━━ PROVIDED DATA ━━

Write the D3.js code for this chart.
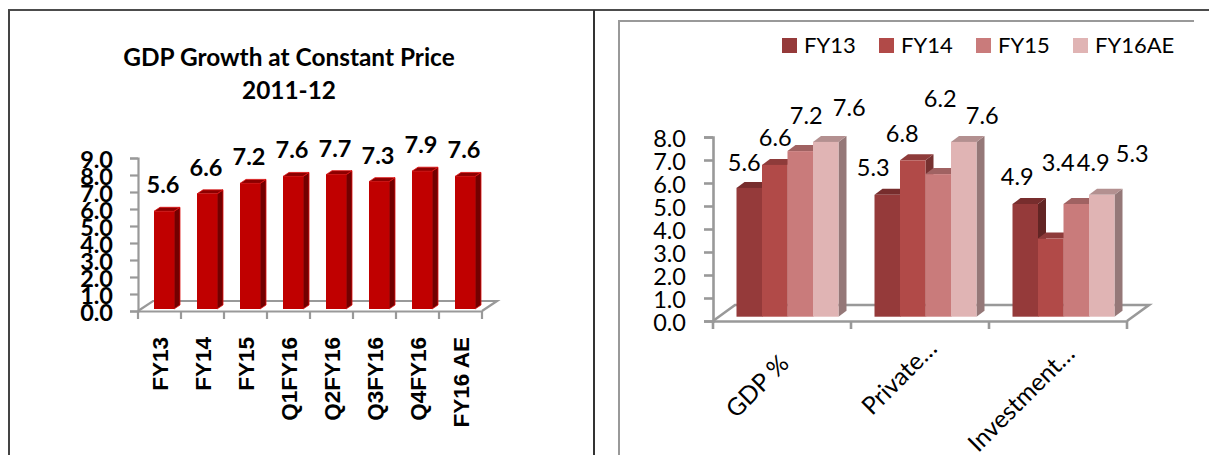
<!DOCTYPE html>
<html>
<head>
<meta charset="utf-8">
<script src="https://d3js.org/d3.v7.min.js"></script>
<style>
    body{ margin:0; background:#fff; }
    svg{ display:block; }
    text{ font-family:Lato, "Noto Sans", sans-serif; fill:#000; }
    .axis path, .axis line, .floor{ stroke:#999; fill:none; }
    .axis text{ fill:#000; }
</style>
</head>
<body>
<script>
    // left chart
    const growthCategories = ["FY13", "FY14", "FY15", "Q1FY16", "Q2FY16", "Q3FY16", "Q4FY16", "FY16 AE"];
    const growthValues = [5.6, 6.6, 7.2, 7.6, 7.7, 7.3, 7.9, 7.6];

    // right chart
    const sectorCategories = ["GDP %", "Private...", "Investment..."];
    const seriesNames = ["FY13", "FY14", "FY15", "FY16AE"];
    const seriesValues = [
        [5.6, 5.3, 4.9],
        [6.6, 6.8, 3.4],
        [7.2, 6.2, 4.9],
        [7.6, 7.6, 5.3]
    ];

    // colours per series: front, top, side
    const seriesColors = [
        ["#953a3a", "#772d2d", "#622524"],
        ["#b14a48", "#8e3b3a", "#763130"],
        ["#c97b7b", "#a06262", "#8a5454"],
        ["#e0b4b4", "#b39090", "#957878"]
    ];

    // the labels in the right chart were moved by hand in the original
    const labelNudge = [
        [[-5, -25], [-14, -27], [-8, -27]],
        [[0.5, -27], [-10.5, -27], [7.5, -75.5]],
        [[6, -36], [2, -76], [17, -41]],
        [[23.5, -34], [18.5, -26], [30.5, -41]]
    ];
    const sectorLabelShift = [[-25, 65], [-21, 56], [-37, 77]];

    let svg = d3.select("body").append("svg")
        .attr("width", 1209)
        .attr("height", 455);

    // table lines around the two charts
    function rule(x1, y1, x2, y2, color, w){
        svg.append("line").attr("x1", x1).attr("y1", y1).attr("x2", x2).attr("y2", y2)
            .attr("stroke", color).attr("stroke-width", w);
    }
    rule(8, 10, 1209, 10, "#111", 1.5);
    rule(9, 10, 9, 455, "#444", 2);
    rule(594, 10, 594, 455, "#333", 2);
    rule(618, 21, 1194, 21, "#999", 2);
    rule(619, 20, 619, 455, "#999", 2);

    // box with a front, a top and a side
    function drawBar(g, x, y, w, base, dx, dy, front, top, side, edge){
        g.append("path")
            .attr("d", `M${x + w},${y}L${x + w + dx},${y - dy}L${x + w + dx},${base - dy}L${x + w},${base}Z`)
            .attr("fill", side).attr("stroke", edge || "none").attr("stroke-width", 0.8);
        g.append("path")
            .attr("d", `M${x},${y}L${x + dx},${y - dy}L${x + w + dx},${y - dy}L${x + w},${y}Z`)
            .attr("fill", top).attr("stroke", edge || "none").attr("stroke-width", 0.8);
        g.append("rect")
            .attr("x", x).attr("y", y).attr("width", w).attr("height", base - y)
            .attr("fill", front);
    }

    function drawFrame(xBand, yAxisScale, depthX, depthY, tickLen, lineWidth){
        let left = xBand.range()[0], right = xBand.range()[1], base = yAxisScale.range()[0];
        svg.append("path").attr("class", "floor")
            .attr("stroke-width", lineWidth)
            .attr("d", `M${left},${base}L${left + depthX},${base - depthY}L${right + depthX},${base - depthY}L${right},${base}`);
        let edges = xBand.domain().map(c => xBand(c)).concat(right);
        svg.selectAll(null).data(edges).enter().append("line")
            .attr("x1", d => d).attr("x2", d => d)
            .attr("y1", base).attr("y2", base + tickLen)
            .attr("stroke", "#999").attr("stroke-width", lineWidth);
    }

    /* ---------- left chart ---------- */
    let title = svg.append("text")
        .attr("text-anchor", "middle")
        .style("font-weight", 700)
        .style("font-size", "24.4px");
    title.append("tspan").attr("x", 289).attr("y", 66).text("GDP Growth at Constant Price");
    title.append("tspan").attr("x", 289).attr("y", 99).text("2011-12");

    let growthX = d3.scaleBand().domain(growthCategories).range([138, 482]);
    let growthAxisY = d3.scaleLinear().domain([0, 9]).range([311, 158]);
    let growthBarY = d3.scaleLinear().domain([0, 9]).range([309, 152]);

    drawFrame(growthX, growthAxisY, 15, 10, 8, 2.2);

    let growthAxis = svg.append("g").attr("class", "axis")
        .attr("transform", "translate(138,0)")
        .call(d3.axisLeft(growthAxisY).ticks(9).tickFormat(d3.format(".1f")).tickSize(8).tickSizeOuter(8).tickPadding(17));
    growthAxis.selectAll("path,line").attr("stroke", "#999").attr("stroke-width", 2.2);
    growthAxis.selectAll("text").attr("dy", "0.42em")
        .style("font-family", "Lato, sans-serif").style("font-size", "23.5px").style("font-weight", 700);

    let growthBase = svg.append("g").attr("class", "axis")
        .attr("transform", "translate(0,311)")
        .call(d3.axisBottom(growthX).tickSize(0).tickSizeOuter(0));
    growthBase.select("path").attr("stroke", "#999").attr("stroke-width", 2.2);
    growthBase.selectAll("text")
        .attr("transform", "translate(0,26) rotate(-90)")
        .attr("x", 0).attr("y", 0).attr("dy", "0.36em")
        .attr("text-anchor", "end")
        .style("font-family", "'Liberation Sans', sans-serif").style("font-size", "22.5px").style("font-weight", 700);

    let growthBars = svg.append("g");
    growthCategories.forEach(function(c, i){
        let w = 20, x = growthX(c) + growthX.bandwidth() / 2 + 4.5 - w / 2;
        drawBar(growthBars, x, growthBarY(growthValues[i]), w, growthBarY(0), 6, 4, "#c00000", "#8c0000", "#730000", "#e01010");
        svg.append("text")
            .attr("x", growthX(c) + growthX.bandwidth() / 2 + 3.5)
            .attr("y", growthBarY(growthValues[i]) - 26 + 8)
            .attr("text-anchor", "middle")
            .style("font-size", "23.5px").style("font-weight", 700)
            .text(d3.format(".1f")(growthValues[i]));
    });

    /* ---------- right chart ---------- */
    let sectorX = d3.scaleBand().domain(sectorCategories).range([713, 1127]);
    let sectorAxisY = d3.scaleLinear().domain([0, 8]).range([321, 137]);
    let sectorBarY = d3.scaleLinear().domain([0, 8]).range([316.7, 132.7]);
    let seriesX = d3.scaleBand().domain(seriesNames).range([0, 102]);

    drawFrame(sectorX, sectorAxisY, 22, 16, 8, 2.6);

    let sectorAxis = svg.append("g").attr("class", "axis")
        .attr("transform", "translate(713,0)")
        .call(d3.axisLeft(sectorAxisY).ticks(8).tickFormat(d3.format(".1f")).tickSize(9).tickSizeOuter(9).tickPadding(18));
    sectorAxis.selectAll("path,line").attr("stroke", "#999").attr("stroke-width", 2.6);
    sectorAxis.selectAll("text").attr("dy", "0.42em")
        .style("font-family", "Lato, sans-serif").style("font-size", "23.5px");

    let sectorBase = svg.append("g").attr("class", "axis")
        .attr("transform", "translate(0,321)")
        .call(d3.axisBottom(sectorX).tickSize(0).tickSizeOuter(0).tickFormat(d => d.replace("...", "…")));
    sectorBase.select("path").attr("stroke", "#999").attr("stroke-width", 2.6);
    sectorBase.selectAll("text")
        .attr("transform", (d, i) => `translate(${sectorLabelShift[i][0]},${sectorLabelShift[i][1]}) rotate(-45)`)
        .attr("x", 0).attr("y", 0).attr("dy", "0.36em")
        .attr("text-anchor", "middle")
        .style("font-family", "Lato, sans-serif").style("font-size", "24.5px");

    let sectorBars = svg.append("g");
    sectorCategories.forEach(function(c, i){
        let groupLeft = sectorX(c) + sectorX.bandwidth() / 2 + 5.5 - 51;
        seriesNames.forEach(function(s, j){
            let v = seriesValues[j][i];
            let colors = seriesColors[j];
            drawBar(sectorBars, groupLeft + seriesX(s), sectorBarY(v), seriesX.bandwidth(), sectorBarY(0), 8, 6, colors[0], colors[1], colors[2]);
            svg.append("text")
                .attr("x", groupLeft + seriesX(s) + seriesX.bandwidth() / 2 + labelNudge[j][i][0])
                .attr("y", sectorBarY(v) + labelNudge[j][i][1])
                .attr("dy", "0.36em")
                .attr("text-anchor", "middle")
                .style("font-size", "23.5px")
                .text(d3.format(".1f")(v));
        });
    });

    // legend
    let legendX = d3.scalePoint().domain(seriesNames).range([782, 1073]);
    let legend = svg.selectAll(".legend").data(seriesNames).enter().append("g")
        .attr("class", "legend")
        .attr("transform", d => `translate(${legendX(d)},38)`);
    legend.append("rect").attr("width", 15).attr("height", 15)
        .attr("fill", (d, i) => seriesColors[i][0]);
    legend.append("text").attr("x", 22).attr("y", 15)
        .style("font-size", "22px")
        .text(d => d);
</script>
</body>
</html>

━━━

■ **WHAT TO PRODUCE**: Set down again, exactly, the lines of the material above from its first line to the one with "const growthValues = [5.6, 6.6, 7.2, 7.6, 7.7, 7.3, 7.9, 7.6];", inclusive. Leave the pictures out.

■ **OUTPUT OF THE EXERCISE**:
Write the D3.js code for this chart.
<!DOCTYPE html>
<html>
<head>
<meta charset="utf-8">
<script src="https://d3js.org/d3.v7.min.js"></script>
<style>
    body{ margin:0; background:#fff; }
    svg{ display:block; }
    text{ font-family:Lato, "Noto Sans", sans-serif; fill:#000; }
    .axis path, .axis line, .floor{ stroke:#999; fill:none; }
    .axis text{ fill:#000; }
</style>
</head>
<body>
<script>
    // left chart
    const growthCategories = ["FY13", "FY14", "FY15", "Q1FY16", "Q2FY16", "Q3FY16", "Q4FY16", "FY16 AE"];
    const growthValues = [5.6, 6.6, 7.2, 7.6, 7.7, 7.3, 7.9, 7.6];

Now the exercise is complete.